begin Given records

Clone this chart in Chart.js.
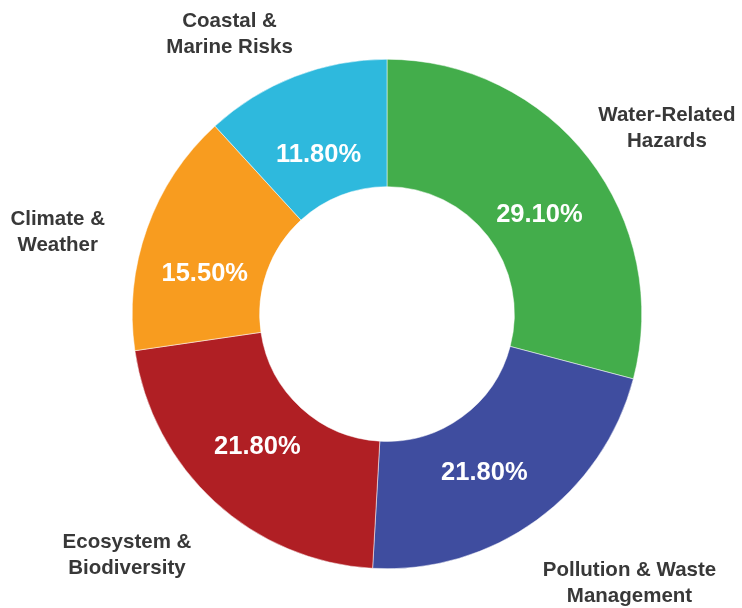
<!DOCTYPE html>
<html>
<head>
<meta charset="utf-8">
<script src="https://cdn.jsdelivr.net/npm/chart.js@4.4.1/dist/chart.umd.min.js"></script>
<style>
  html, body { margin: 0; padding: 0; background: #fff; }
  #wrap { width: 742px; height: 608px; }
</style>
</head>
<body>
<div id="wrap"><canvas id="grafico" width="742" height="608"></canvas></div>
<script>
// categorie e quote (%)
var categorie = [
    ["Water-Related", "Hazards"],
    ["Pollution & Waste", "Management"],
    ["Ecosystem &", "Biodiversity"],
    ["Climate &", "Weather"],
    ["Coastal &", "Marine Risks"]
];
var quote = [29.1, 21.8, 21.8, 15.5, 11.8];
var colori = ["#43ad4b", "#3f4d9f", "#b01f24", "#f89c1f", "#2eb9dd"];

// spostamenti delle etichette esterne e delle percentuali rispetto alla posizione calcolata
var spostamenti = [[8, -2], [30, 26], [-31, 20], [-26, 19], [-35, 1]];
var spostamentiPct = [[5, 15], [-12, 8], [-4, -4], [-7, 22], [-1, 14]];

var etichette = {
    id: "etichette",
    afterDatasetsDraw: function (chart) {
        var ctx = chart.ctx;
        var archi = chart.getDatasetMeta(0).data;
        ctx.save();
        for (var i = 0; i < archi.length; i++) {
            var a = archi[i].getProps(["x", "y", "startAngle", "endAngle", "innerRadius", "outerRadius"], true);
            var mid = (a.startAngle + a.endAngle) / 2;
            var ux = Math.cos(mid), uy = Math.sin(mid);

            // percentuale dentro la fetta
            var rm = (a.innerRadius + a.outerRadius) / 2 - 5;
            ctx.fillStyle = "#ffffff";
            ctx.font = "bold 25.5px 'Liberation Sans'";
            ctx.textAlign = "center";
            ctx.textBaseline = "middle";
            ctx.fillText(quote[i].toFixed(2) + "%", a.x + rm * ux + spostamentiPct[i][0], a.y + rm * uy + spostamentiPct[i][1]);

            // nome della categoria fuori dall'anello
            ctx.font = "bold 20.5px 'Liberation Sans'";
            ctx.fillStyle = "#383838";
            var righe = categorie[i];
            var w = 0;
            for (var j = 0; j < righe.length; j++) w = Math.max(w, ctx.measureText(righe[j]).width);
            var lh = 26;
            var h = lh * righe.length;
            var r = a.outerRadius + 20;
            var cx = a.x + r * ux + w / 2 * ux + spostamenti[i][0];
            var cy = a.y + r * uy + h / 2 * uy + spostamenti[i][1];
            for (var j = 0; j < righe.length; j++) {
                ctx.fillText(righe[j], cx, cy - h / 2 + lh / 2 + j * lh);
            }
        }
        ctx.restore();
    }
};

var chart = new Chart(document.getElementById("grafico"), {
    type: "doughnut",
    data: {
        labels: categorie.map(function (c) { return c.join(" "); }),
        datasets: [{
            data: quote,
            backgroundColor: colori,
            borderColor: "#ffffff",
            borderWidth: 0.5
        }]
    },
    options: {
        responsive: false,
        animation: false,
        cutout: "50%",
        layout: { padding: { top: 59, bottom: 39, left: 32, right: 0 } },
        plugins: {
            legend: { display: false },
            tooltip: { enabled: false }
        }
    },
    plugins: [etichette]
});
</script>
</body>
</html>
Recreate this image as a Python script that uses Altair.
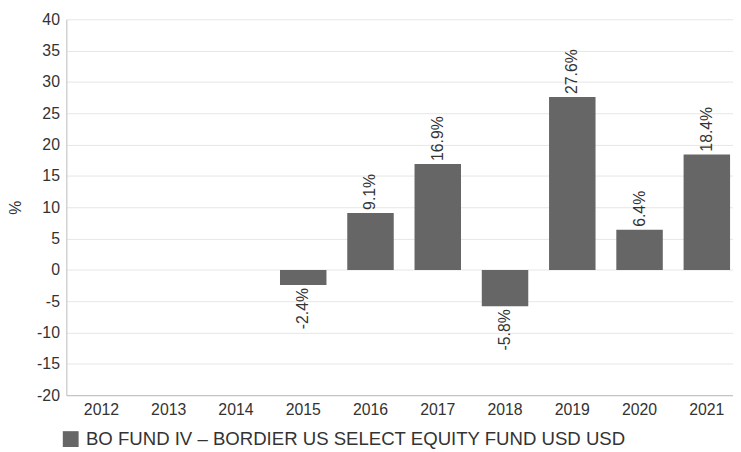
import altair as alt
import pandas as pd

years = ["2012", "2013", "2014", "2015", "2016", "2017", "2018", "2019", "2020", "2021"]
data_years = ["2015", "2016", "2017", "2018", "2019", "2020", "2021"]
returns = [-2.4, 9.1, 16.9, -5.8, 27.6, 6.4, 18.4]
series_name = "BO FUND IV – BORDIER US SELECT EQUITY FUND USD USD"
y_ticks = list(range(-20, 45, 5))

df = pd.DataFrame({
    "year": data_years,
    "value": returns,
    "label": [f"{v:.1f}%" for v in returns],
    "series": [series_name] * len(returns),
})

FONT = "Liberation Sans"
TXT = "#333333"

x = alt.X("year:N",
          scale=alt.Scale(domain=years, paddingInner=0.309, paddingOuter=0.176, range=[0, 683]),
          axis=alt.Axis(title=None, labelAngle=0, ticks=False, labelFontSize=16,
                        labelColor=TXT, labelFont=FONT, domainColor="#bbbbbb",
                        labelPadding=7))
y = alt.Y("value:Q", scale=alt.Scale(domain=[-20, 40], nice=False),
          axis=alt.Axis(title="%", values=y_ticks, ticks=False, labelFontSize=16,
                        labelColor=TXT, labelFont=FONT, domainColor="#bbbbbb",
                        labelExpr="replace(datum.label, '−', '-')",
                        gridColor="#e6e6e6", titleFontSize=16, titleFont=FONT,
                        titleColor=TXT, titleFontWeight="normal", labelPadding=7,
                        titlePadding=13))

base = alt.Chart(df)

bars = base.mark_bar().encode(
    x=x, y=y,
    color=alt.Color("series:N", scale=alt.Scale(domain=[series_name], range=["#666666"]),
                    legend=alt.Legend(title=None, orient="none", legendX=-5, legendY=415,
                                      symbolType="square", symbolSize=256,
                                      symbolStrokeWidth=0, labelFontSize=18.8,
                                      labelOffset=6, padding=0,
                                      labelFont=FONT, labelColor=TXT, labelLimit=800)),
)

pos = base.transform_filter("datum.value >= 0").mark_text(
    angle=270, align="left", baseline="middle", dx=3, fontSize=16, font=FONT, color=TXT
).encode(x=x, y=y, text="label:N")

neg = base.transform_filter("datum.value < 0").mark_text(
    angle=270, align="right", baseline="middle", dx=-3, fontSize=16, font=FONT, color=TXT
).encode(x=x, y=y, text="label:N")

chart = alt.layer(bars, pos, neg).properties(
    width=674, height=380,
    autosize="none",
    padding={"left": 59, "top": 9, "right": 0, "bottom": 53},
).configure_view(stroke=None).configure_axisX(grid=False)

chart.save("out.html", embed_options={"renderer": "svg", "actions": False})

end Given records

§ Exercise requirements
Without including any picture, repeat the data exactly.

§ Answer to the problem
Clone this chart in Chart.js.
<!DOCTYPE html>
<html>
<head>
<meta charset="utf-8">
<script src="https://cdn.jsdelivr.net/npm/chart.js@4.4.1/dist/chart.umd.min.js"></script>
<style>
  html, body { margin: 0; padding: 0; background: #fff; }
  #wrap { width: 742px; height: 608px; }
</style>
</head>
<body>
<div id="wrap"><canvas id="grafico" width="742" height="608"></canvas></div>
<script>
// categorie e quote (%)
var categorie = [
    ["Water-Related", "Hazards"],
    ["Pollution & Waste", "Management"],
    ["Ecosystem &", "Biodiversity"],
    ["Climate &", "Weather"],
    ["Coastal &", "Marine Risks"]
];
var quote = [29.1, 21.8, 21.8, 15.5, 11.8];
var colori = ["#43ad4b", "#3f4d9f", "#b01f24", "#f89c1f", "#2eb9dd"];

// spostamenti delle etichette esterne e delle percentuali rispetto alla posizione calcolata
var spostamenti = [[8, -2], [30, 26], [-31, 20], [-26, 19], [-35, 1]];
var spostamentiPct = [[5, 15], [-12, 8], [-4, -4], [-7, 22], [-1, 14]];

var etichette = {
    id: "etichette",
    afterDatasetsDraw: function (chart) {
        var ctx = chart.ctx;
        var archi = chart.getDatasetMeta(0).data;
        ctx.save();
        for (var i = 0; i < archi.length; i++) {
            var a = archi[i].getProps(["x", "y", "startAngle", "endAngle", "innerRadius", "outerRadius"], true);
            var mid = (a.startAngle + a.endAngle) / 2;
            var ux = Math.cos(mid), uy = Math.sin(mid);

            // percentuale dentro la fetta
            var rm = (a.innerRadius + a.outerRadius) / 2 - 5;
            ctx.fillStyle = "#ffffff";
            ctx.font = "bold 25.5px 'Liberation Sans'";
            ctx.textAlign = "center";
            ctx.textBaseline = "middle";
            ctx.fillText(quote[i].toFixed(2) + "%", a.x + rm * ux + spostamentiPct[i][0], a.y + rm * uy + spostamentiPct[i][1]);

            // nome della categoria fuori dall'anello
            ctx.font = "bold 20.5px 'Liberation Sans'";
            ctx.fillStyle = "#383838";
            var righe = categorie[i];
            var w = 0;
            for (var j = 0; j < righe.length; j++) w = Math.max(w, ctx.measureText(righe[j]).width);
            var lh = 26;
            var h = lh * righe.length;
            var r = a.outerRadius + 20;
            var cx = a.x + r * ux + w / 2 * ux + spostamenti[i][0];
            var cy = a.y + r * uy + h / 2 * uy + spostamenti[i][1];
            for (var j = 0; j < righe.length; j++) {
                ctx.fillText(righe[j], cx, cy - h / 2 + lh / 2 + j * lh);
            }
        }
        ctx.restore();
    }
};

var chart = new Chart(document.getElementById("grafico"), {
    type: "doughnut",
    data: {
        labels: categorie.map(function (c) { return c.join(" "); }),
        datasets: [{
            data: quote,
            backgroundColor: colori,
            borderColor: "#ffffff",
            borderWidth: 0.5
        }]
    },
    options: {
        responsive: false,
        animation: false,
        cutout: "50%",
        layout: { padding: { top: 59, bottom: 39, left: 32, right: 0 } },
        plugins: {
            legend: { display: false },
            tooltip: { enabled: false }
        }
    },
    plugins: [etichette]
});
</script>
</body>
</html>
Recreate this image as a Python script that uses Altair.
import altair as alt
import pandas as pd

years = ["2012", "2013", "2014", "2015", "2016", "2017", "2018", "2019", "2020", "2021"]
data_years = ["2015", "2016", "2017", "2018", "2019", "2020", "2021"]
returns = [-2.4, 9.1, 16.9, -5.8, 27.6, 6.4, 18.4]
series_name = "BO FUND IV – BORDIER US SELECT EQUITY FUND USD USD"
y_ticks = list(range(-20, 45, 5))

df = pd.DataFrame({
    "year": data_years,
    "value": returns,
    "label": [f"{v:.1f}%" for v in returns],
    "series": [series_name] * len(returns),
})

FONT = "Liberation Sans"
TXT = "#333333"

x = alt.X("year:N",
          scale=alt.Scale(domain=years, paddingInner=0.309, paddingOuter=0.176, range=[0, 683]),
          axis=alt.Axis(title=None, labelAngle=0, ticks=False, labelFontSize=16,
                        labelColor=TXT, labelFont=FONT, domainColor="#bbbbbb",
                        labelPadding=7))
y = alt.Y("value:Q", scale=alt.Scale(domain=[-20, 40], nice=False),
          axis=alt.Axis(title="%", values=y_ticks, ticks=False, labelFontSize=16,
                        labelColor=TXT, labelFont=FONT, domainColor="#bbbbbb",
                        labelExpr="replace(datum.label, '−', '-')",
                        gridColor="#e6e6e6", titleFontSize=16, titleFont=FONT,
                        titleColor=TXT, titleFontWeight="normal", labelPadding=7,
                        titlePadding=13))

base = alt.Chart(df)

bars = base.mark_bar().encode(
    x=x, y=y,
    color=alt.Color("series:N", scale=alt.Scale(domain=[series_name], range=["#666666"]),
                    legend=alt.Legend(title=None, orient="none", legendX=-5, legendY=415,
                                      symbolType="square", symbolSize=256,
                                      symbolStrokeWidth=0, labelFontSize=18.8,
                                      labelOffset=6, padding=0,
                                      labelFont=FONT, labelColor=TXT, labelLimit=800)),
)

pos = base.transform_filter("datum.value >= 0").mark_text(
    angle=270, align="left", baseline="middle", dx=3, fontSize=16, font=FONT, color=TXT
).encode(x=x, y=y, text="label:N")

neg = base.transform_filter("datum.value < 0").mark_text(
    angle=270, align="right", baseline="middle", dx=-3, fontSize=16, font=FONT, color=TXT
).encode(x=x, y=y, text="label:N")

chart = alt.layer(bars, pos, neg).properties(
    width=674, height=380,
    autosize="none",
    padding={"left": 59, "top": 9, "right": 0, "bottom": 53},
).configure_view(stroke=None).configure_axisX(grid=False)

chart.save("out.html", embed_options={"renderer": "svg", "actions": False})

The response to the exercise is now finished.